Theatre that is truly created for very young children

For many years, I have been disturbed by the pressure on Imagination Stage to open our productions to children under age four. While I recognize that parents and teachers are nobly seeking arts experiences for pre-school children, I worry that most small children will be overwhelmed by a 400-seat theatre with amplified actors and a 75 minute-long story. I’ve often observed small siblings brought along to one of our shows who are more interested in how the seat flips up and down or in the dangly earrings that a lady in the next seat is wearing. And quite right, too. When you are very small, your immediate world is also small: Mom and Dad and siblings and home are your universe. And you are fully and rightfully engaged in learning the routines of daily life, the rhythms of nature and your first words.

Happily, with a Theatre Communications Group grant funded by the Doris Duke Charitable Foundation and the Andrew W. Mellon Foundation, Imagination Stage has recently been able to create a play for young children that is an age-appropriate introduction to theatre for children ages 2-4. In our 40-minute play, Wake Up, Brother Bear!, children and caregivers are welcomed into a cozy environment. They are greeted by Sister Bear, who gives each child a small bag with some simple toys inside. Sitting on the floor around a circular playing area, children watch as Brother and Sister Bear discover the seasons of the year, meet a butterfly and chase an elusive fish.
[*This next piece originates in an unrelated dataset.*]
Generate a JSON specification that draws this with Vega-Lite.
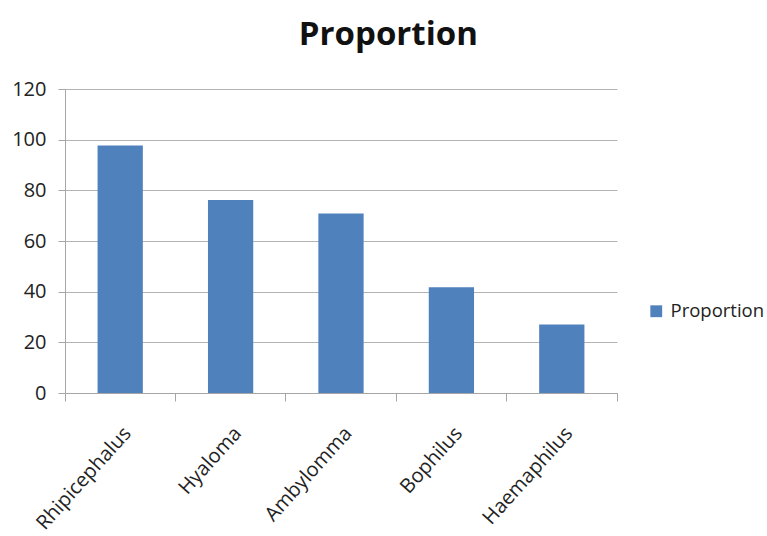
{
  "$schema": "https://vega.github.io/schema/vega-lite/v6.json",
  "autosize": "none",
  "width": 552,
  "height": 304,
  "padding": {"left": 65, "top": 89, "right": 150, "bottom": 143},
  "background": "white",
  "title": {
    "text": "Proportion",
    "font": "Open Sans",
    "fontSize": 33,
    "fontWeight": "bold",
    "color": "#111111",
    "anchor": "middle",
    "frame": "bounds",
    "offset": 27
  },
  "data": {
    "values": [
      {"genus": "Rhipicephalus", "value": 97.7, "series": "Proportion"},
      {"genus": "Hyaloma", "value": 76.2, "series": "Proportion"},
      {"genus": "Ambylomma", "value": 70.9, "series": "Proportion"},
      {"genus": "Bophilus", "value": 41.7, "series": "Proportion"},
      {"genus": "Haemaphilus", "value": 27, "series": "Proportion"}
    ]
  },
  "mark": {"type": "bar", "width": {"band": 0.41}},
  "encoding": {
    "x": {
      "field": "genus",
      "type": "nominal",
      "sort": null,
      "title": null,
      "scale": {"paddingInner": 0, "paddingOuter": 0},
      "axis": {
        "labelAngle": -48,
        "labelAlign": "right",
        "labelBaseline": "top",
        "labelFont": "Open Sans",
        "labelFontSize": 20,
        "labelColor": "#222222",
        "labelPadding": 22,
        "domainColor": "#a6a6a6",
        "tickColor": "#a6a6a6",
        "tickSize": 8,
        "bandPosition": 1,
        "tickExtra": true,
        "grid": false
      }
    },
    "y": {
      "field": "value",
      "type": "quantitative",
      "title": null,
      "scale": {"domain": [0, 120], "nice": false},
      "axis": {
        "values": [0, 20, 40, 60, 80, 100, 120],
        "labelFont": "Open Sans",
        "labelFontSize": 20,
        "labelColor": "#222222",
        "labelPadding": 12,
        "domainColor": "#a6a6a6",
        "tickColor": "#a6a6a6",
        "tickSize": 7,
        "gridColor": "#b3b3b3",
        "gridWidth": 1.2
      }
    },
    "color": {
      "field": "series",
      "type": "nominal",
      "scale": {"range": ["#4F81BD"]},
      "legend": {
        "title": null,
        "orient": "none",
        "legendX": 582,
        "legendY": 213,
        "symbolType": "square",
        "symbolSize": 140,
        "labelFont": "Open Sans",
        "labelFontSize": 18.5,
        "labelColor": "#222222",
        "labelOffset": 5,
        "labelLimit": 200
      }
    }
  },
  "config": {
    "view": {"stroke": null}
  }
}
Children are invited to join in the action throughout the show. In spring they help transform pieces of silk into a “waterfall;” in summer they use tiny flashlights to suggest “lightening bugs” under a night sky: in autumn they throw leaves into the “lake” and see them dance and so forth. All the action is accompanied by live cello. Themes of the cycle of the seasons, sibling relationships and the dreams we pursue underpin the story, which is funny at times, but also reflective, gentle and a delightful exploration of young imaginations.